RT Sculptoris

Observation data Epoch J2000.0 Equinox J2000.0
- Constellation: Sculptor
- Right ascension: 00^{h} 36^{m} 28.090^{s}
- Declination: −25° 40′ 22.93″
- Apparent magnitude (V): 10.18 Min I: 10.89 Min II: 10.47

Characteristics
- Spectral type: A5n + F3
- Variable type: Semidetached β Lyr?

Astrometry
- Radial velocity (R_{v}): +30.6 km/s
- Proper motion (μ): RA: 29.248 mas/yr Dec.: 34.121 mas/yr
- Parallax (π): 3.4604±0.0198 mas
- Distance: 943 ± 5 ly (289 ± 2 pc)

Orbit
- Period (P): 0.51156012 d
- Semi-major axis (a): ≥ 3.52±0.14 R_{☉}
- Semi-amplitude (K_{1}) (primary): 105.2±1.8 km/s

Details

Primary
- Mass: 1.37 ± 0.01 M_{☉}
- Radius: 1.53 ± 0.01 R_{☉}
- Metallicity [Fe/H]: −0.75 dex

Secondary
- Mass: 0.61 ± 0.01 M_{☉}
- Radius: 0.97 ± 0.01 R_{☉}
- Other designations: RT Scl, CD−26°179, HIP 118149, SAO 108933, PPM 143009, WDS J23579+1557A

Database references
- SIMBAD: data

= RT Sculptoris =

Binary star in the constellation Pegasus

RT Sculptoris is an eclipsing binary star system in the southern constellation of Sculptor. With a typical apparent visual magnitude of 10.18, it is much too faint to be visible with the naked eye. Based on parallax measurements, it is located at a distance of approximately 943 ly from the Earth. The system is receding from the Sun with a line of sight velocity component of +30.6 km/s.

==Observations==
In 1908, this system was discovered to be an eclipsing variable of the Beta Lyrae type by Ida Whiteside, a volunteer observer at Harvard College Observatory. It showed continuous variability with two maxima and two minima, having a period of 0.511574 days. By 1925, the period had been refined to 0.51156935 days, with the interval between the primary and secondary minima being only 45% of the period from one primary minimum to the next.
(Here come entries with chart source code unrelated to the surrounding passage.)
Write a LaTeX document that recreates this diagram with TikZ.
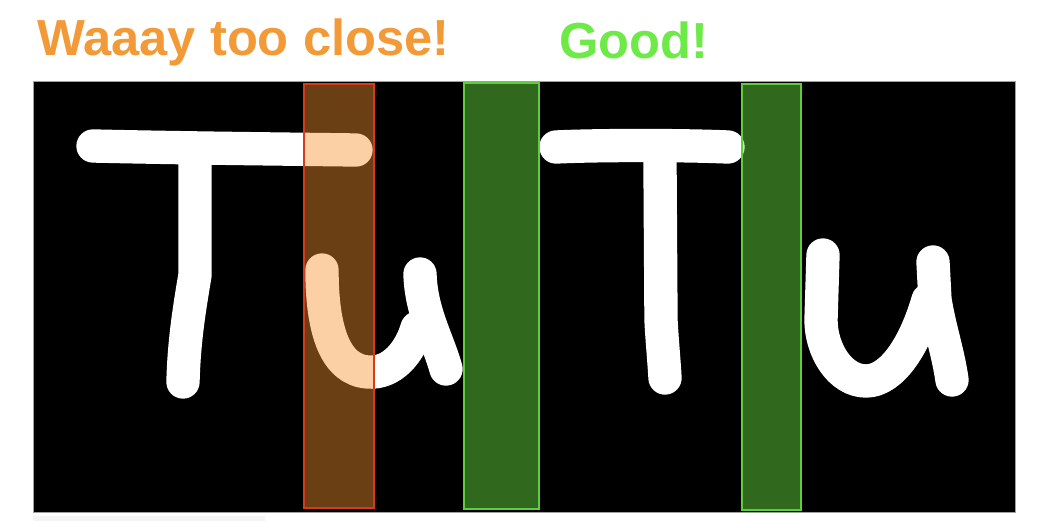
\documentclass[tikz,border=0pt]{standalone}
\usepackage{fontspec}
\setmainfont{Liberation Sans}

\tikzset{every picture/.style={line width=0.75pt}}
\tikzset{
  chalk/.style={draw=white, line width=25pt, line cap=round, line join=round},
  badband/.style={draw={rgb, 255:red, 216; green, 58; blue, 30 }, fill={rgb, 255:red, 249; green, 147; blue, 47 }, fill opacity=0.43, line width=0.9pt},
  goodband/.style={draw={rgb, 255:red, 96; green, 205; blue, 62 }, fill={rgb, 255:red, 108; green, 235; blue, 68 }, fill opacity=0.45, line width=0.9pt},
  caption/.style={inner sep=0pt, anchor=base west, font=\bfseries\fontsize{38}{40}\selectfont}
}

\begin{document}
\begin{tikzpicture}[x=0.75pt,y=0.75pt,yscale=-1,xscale=1]
\useasboundingbox (0,0) rectangle (1040,528);

%Titles
\node [caption, text={rgb, 255:red, 242; green, 154; blue, 56 }] (tooclose) at (37,56) {Waaay too close!};
\node [caption, text={rgb, 255:red, 110; green, 234; blue, 72 }] (good) at (559,59) {Good!};

%Shape: Rectangle (canvas)
\draw [color={rgb, 255:red, 160; green, 160; blue, 160 }, fill=black] (33,82) rectangle (1015,512);
%Shape: Rectangle (faint strip)
\fill [color={rgb, 255:red, 244; green, 244; blue, 244 }] (33,516) rectangle (265,521);

%Left T
\draw [chalk] (93,146) .. controls (180,148) and (280,149) .. (356,150);
\draw [chalk] (195,162) -- (195,275) .. controls (190,305) and (184,340) .. (183,382);
%Left u
\draw [chalk] (322,270) .. controls (322,330) and (335,370) .. (368,372) .. controls (392,374) and (410,352) .. (417,328);
\draw [chalk] (420,274) .. controls (421,312) and (438,340) .. (446,369);

%Right T
\draw [chalk] (556,147) .. controls (600,145) and (680,145) .. (728,147);
\draw [chalk] (660,163) -- (661,320) .. controls (662,340) and (664,360) .. (665,378);
%Right u
\draw [chalk] (823,255) -- (821,320) .. controls (821,350) and (840,381) .. (866,381) .. controls (892,381) and (915,345) .. (928,300);
\draw [chalk] (933,262) -- (935,300) .. controls (940,330) and (948,352) .. (952,380);

%Shape: Rectangle (gaps)
\draw [badband] (304,84) rectangle (374,508);
\draw [goodband] (464,83) rectangle (539,509);
\draw [goodband] (742,84) rectangle (801,510);

\end{tikzpicture}
\end{document}
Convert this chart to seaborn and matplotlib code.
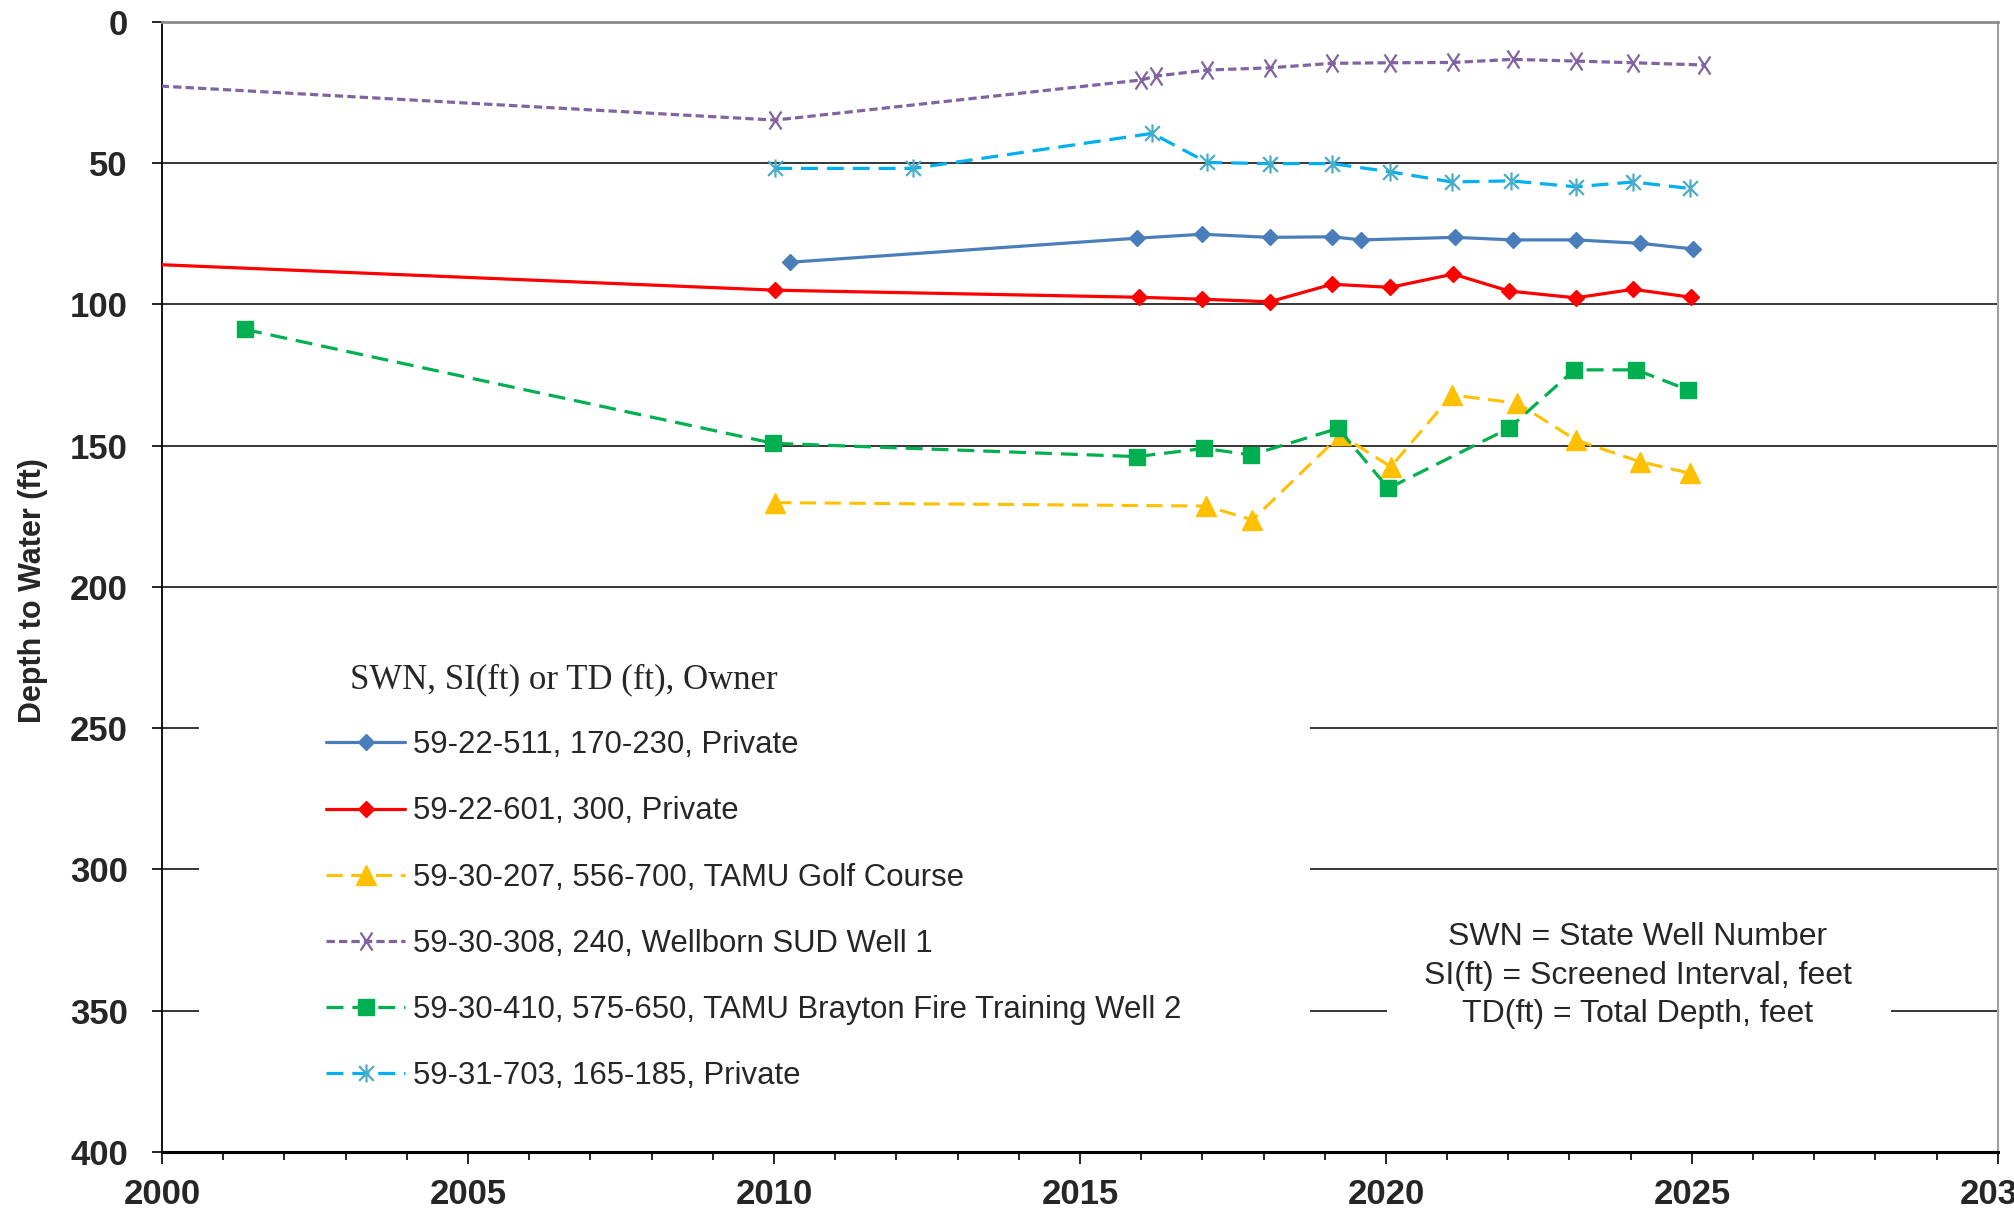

By 1958, it became evident that the orbital period of RT Sculptoris was not constant. The period measured in October 1954 had decreased to 0.51156249 days, or one second shorter over a period of 50 years. The light curve for the system showed the two maxima are slightly unequal and are not flat topped. The pair undergo partial eclipses with the primary minimum being caused by an occultation. The secondary minimum was found to be displaced and asymmetrical, showing a steeper descent on the descending branch compared to the ascending branch.

This system was found metal-deficient compared to the Sun. It was proposed that the confirmed period change could be explained by a mass exchange between the two components. In this model, the higher mass component is filling its Roche lobe, forming a semi-detached binary. The overflow is being accreted by the secondary, creating a small hot spot. The mass transfer rate is estimated at 1.3×10^-8 solar mass per year. The primary appears to be a late A-type star, while there is some disagreement about the secondary; the latter has been modelled as an F-, G- and even K-type star.